Objective — Retype each line exactly. Skip images.

Data lines —

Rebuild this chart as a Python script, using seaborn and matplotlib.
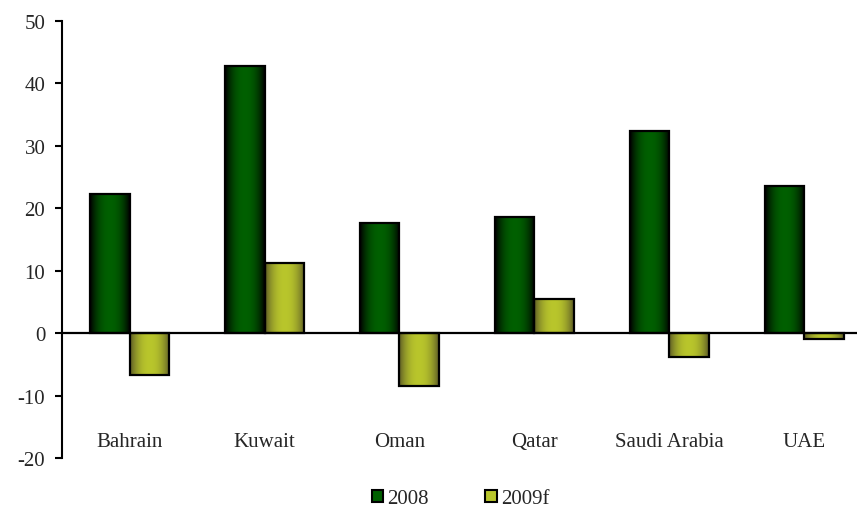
import numpy as np
import pandas as pd
import matplotlib
matplotlib.use("Agg")
import matplotlib.pyplot as plt
from matplotlib.patches import Patch
from matplotlib.colors import to_rgb
import seaborn as sns

countries = ["Bahrain", "Kuwait", "Oman", "Qatar", "Saudi Arabia", "UAE"]
vals_2008 = [22.3, 42.8, 17.6, 18.6, 32.4, 23.5]
vals_2009f = [-6.7, 11.2, -8.5, 5.4, -3.8, -1.0]
series = ["2008", "2009f"]
yticks = [-20, -10, 0, 10, 20, 30, 40, 50]

center_cols = {"2008": "#006000", "2009f": "#b9c62c"}
edge_cols = {"2008": "#000000", "2009f": "#5c5a26"}

df = pd.DataFrame({
    "country": countries * 2,
    "value": vals_2008 + vals_2009f,
    "year": ["2008"] * len(countries) + ["2009f"] * len(countries),
})

sns.set_style("white")
plt.rcParams["font.family"] = ["Liberation Serif", "DejaVu Serif"]

fig = plt.figure(figsize=(8.58, 5.10), dpi=100)
ax = fig.add_axes([0.0723, 0.1, 0.9266, 0.8569])

sns.barplot(data=df, x="country", y="value", hue="year", order=countries,
            hue_order=series, palette=center_cols, width=0.58,
            edgecolor="black", linewidth=1.6, ax=ax, legend=False, zorder=2)

# gradient fill for each bar
n = 200
t = np.linspace(0, 1, n)
prof = 1 - np.abs(2 * t - 1) ** 2.2
bars = [p for p in ax.patches]
for i, p in enumerate(bars):
    if i >= 2 * len(countries):
        continue
    yr = series[i // len(countries)]
    c0 = np.array(to_rgb(edge_cols[yr]))
    c1 = np.array(to_rgb(center_cols[yr]))
    grad = c0[None, :] + (c1 - c0)[None, :] * prof[:, None]
    grad = grad[None, :, :]
    x, y = p.get_x(), p.get_y()
    w, h = p.get_width(), p.get_height()
    ax.imshow(grad, extent=[x, x + w, min(y, y + h), max(y, y + h)],
              aspect="auto", zorder=1.9, interpolation="bilinear")
    p.set_facecolor("none")

ax.set_xlim(-0.5, 5.39)
ax.set_ylim(-20, 50)
ax.set_yticks(yticks)
ax.set_yticklabels([str(v) for v in yticks], fontsize=15)
ax.tick_params(axis="y", direction="out", length=5, width=1.5, color="black",
               left=True, pad=7)
ax.set_xticks([])
ax.set_xlabel("")
ax.set_ylabel("")

for s in ["top", "right", "bottom"]:
    ax.spines[s].set_visible(False)
ax.spines["left"].set_linewidth(1.5)
ax.spines["left"].set_color("black")
ax.axhline(0, color="black", linewidth=1.6, zorder=3)

for i, c in enumerate(countries):
    ax.text(i, -17.4, c, ha="center", va="center", fontsize=15)

handles = [Patch(facecolor=center_cols[s], edgecolor="black", linewidth=1.5, label=s)
           for s in series]
fig.legend(handles=handles, loc="center", bbox_to_anchor=(0.537, 0.02), ncol=2,
           frameon=False, fontsize=15, handlelength=0.55, handleheight=0.55,
           handletextpad=0.2, columnspacing=2.7)

fig.savefig("out.png", dpi=100)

Answer in full —
Rebuild this chart as a Python script, using seaborn and matplotlib.
import numpy as np
import pandas as pd
import matplotlib
matplotlib.use("Agg")
import matplotlib.pyplot as plt
from matplotlib.patches import Patch
from matplotlib.colors import to_rgb
import seaborn as sns

countries = ["Bahrain", "Kuwait", "Oman", "Qatar", "Saudi Arabia", "UAE"]
vals_2008 = [22.3, 42.8, 17.6, 18.6, 32.4, 23.5]
vals_2009f = [-6.7, 11.2, -8.5, 5.4, -3.8, -1.0]
series = ["2008", "2009f"]
yticks = [-20, -10, 0, 10, 20, 30, 40, 50]

center_cols = {"2008": "#006000", "2009f": "#b9c62c"}
edge_cols = {"2008": "#000000", "2009f": "#5c5a26"}

df = pd.DataFrame({
    "country": countries * 2,
    "value": vals_2008 + vals_2009f,
    "year": ["2008"] * len(countries) + ["2009f"] * len(countries),
})

sns.set_style("white")
plt.rcParams["font.family"] = ["Liberation Serif", "DejaVu Serif"]

fig = plt.figure(figsize=(8.58, 5.10), dpi=100)
ax = fig.add_axes([0.0723, 0.1, 0.9266, 0.8569])

sns.barplot(data=df, x="country", y="value", hue="year", order=countries,
            hue_order=series, palette=center_cols, width=0.58,
            edgecolor="black", linewidth=1.6, ax=ax, legend=False, zorder=2)

# gradient fill for each bar
n = 200
t = np.linspace(0, 1, n)
prof = 1 - np.abs(2 * t - 1) ** 2.2
bars = [p for p in ax.patches]
for i, p in enumerate(bars):
    if i >= 2 * len(countries):
        continue
    yr = series[i // len(countries)]
    c0 = np.array(to_rgb(edge_cols[yr]))
    c1 = np.array(to_rgb(center_cols[yr]))
    grad = c0[None, :] + (c1 - c0)[None, :] * prof[:, None]
    grad = grad[None, :, :]
    x, y = p.get_x(), p.get_y()
    w, h = p.get_width(), p.get_height()
    ax.imshow(grad, extent=[x, x + w, min(y, y + h), max(y, y + h)],
              aspect="auto", zorder=1.9, interpolation="bilinear")
    p.set_facecolor("none")

ax.set_xlim(-0.5, 5.39)
ax.set_ylim(-20, 50)
ax.set_yticks(yticks)
ax.set_yticklabels([str(v) for v in yticks], fontsize=15)
ax.tick_params(axis="y", direction="out", length=5, width=1.5, color="black",
               left=True, pad=7)
ax.set_xticks([])
ax.set_xlabel("")
ax.set_ylabel("")

for s in ["top", "right", "bottom"]:
    ax.spines[s].set_visible(False)
ax.spines["left"].set_linewidth(1.5)
ax.spines["left"].set_color("black")
ax.axhline(0, color="black", linewidth=1.6, zorder=3)

for i, c in enumerate(countries):
    ax.text(i, -17.4, c, ha="center", va="center", fontsize=15)

handles = [Patch(facecolor=center_cols[s], edgecolor="black", linewidth=1.5, label=s)
           for s in series]
fig.legend(handles=handles, loc="center", bbox_to_anchor=(0.537, 0.02), ncol=2,
           frameon=False, fontsize=15, handlelength=0.55, handleheight=0.55,
           handletextpad=0.2, columnspacing=2.7)

fig.savefig("out.png", dpi=100)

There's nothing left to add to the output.